Records with drawing code:
☆ ☆ ☆

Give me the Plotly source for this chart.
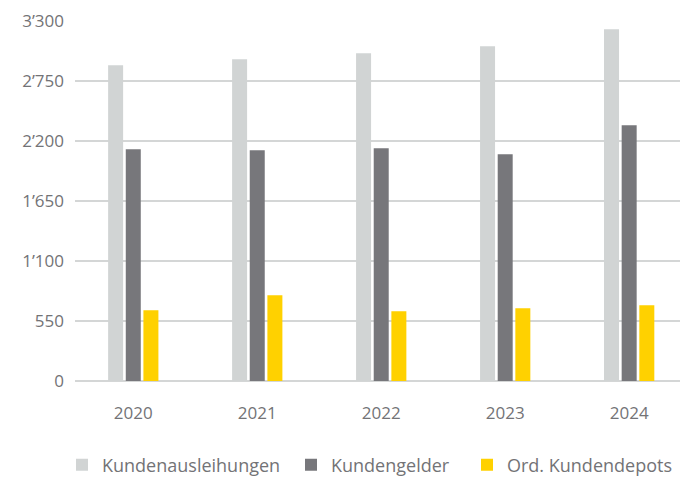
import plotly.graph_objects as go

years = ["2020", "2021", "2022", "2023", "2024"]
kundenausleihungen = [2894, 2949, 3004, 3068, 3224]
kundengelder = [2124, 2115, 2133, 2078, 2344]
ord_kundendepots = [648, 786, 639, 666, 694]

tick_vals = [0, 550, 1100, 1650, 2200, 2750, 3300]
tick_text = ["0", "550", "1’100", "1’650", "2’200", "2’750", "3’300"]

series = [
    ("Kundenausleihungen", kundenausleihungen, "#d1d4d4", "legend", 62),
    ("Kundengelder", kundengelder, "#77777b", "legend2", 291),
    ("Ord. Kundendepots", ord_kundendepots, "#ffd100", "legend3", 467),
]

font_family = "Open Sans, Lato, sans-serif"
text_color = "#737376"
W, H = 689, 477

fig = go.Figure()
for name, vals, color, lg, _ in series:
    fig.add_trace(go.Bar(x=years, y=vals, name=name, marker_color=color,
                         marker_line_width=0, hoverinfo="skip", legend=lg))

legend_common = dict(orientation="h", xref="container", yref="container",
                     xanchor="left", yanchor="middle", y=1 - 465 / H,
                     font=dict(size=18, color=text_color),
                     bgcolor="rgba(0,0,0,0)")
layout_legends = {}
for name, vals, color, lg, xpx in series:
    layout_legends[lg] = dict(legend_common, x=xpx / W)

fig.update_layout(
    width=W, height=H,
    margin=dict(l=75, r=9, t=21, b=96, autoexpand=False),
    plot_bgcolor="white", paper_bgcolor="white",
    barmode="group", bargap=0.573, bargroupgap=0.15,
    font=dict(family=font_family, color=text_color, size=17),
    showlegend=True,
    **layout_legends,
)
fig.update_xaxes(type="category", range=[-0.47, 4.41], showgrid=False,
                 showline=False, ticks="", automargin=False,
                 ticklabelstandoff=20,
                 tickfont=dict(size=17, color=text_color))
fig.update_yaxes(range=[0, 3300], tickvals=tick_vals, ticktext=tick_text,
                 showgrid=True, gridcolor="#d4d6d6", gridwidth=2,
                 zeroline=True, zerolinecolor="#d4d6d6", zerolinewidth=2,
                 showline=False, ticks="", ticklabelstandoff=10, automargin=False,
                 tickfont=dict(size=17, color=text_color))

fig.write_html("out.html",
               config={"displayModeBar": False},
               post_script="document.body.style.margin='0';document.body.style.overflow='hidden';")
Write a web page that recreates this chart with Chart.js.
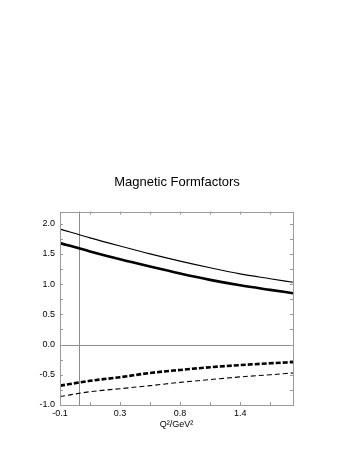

☆ ☆ ☆

Reproduce every record word for word. The copy must contain no pictures.

OUTPUT OF THE EXERCISE:
Give me the Plotly source for this chart.
import plotly.graph_objects as go

years = ["2020", "2021", "2022", "2023", "2024"]
kundenausleihungen = [2894, 2949, 3004, 3068, 3224]
kundengelder = [2124, 2115, 2133, 2078, 2344]
ord_kundendepots = [648, 786, 639, 666, 694]

tick_vals = [0, 550, 1100, 1650, 2200, 2750, 3300]
tick_text = ["0", "550", "1’100", "1’650", "2’200", "2’750", "3’300"]

series = [
    ("Kundenausleihungen", kundenausleihungen, "#d1d4d4", "legend", 62),
    ("Kundengelder", kundengelder, "#77777b", "legend2", 291),
    ("Ord. Kundendepots", ord_kundendepots, "#ffd100", "legend3", 467),
]

font_family = "Open Sans, Lato, sans-serif"
text_color = "#737376"
W, H = 689, 477

fig = go.Figure()
for name, vals, color, lg, _ in series:
    fig.add_trace(go.Bar(x=years, y=vals, name=name, marker_color=color,
                         marker_line_width=0, hoverinfo="skip", legend=lg))

legend_common = dict(orientation="h", xref="container", yref="container",
                     xanchor="left", yanchor="middle", y=1 - 465 / H,
                     font=dict(size=18, color=text_color),
                     bgcolor="rgba(0,0,0,0)")
layout_legends = {}
for name, vals, color, lg, xpx in series:
    layout_legends[lg] = dict(legend_common, x=xpx / W)

fig.update_layout(
    width=W, height=H,
    margin=dict(l=75, r=9, t=21, b=96, autoexpand=False),
    plot_bgcolor="white", paper_bgcolor="white",
    barmode="group", bargap=0.573, bargroupgap=0.15,
    font=dict(family=font_family, color=text_color, size=17),
    showlegend=True,
    **layout_legends,
)
fig.update_xaxes(type="category", range=[-0.47, 4.41], showgrid=False,
                 showline=False, ticks="", automargin=False,
                 ticklabelstandoff=20,
                 tickfont=dict(size=17, color=text_color))
fig.update_yaxes(range=[0, 3300], tickvals=tick_vals, ticktext=tick_text,
                 showgrid=True, gridcolor="#d4d6d6", gridwidth=2,
                 zeroline=True, zerolinecolor="#d4d6d6", zerolinewidth=2,
                 showline=False, ticks="", ticklabelstandoff=10, automargin=False,
                 tickfont=dict(size=17, color=text_color))

fig.write_html("out.html",
               config={"displayModeBar": False},
               post_script="document.body.style.margin='0';document.body.style.overflow='hidden';")
Write a web page that recreates this chart with Chart.js.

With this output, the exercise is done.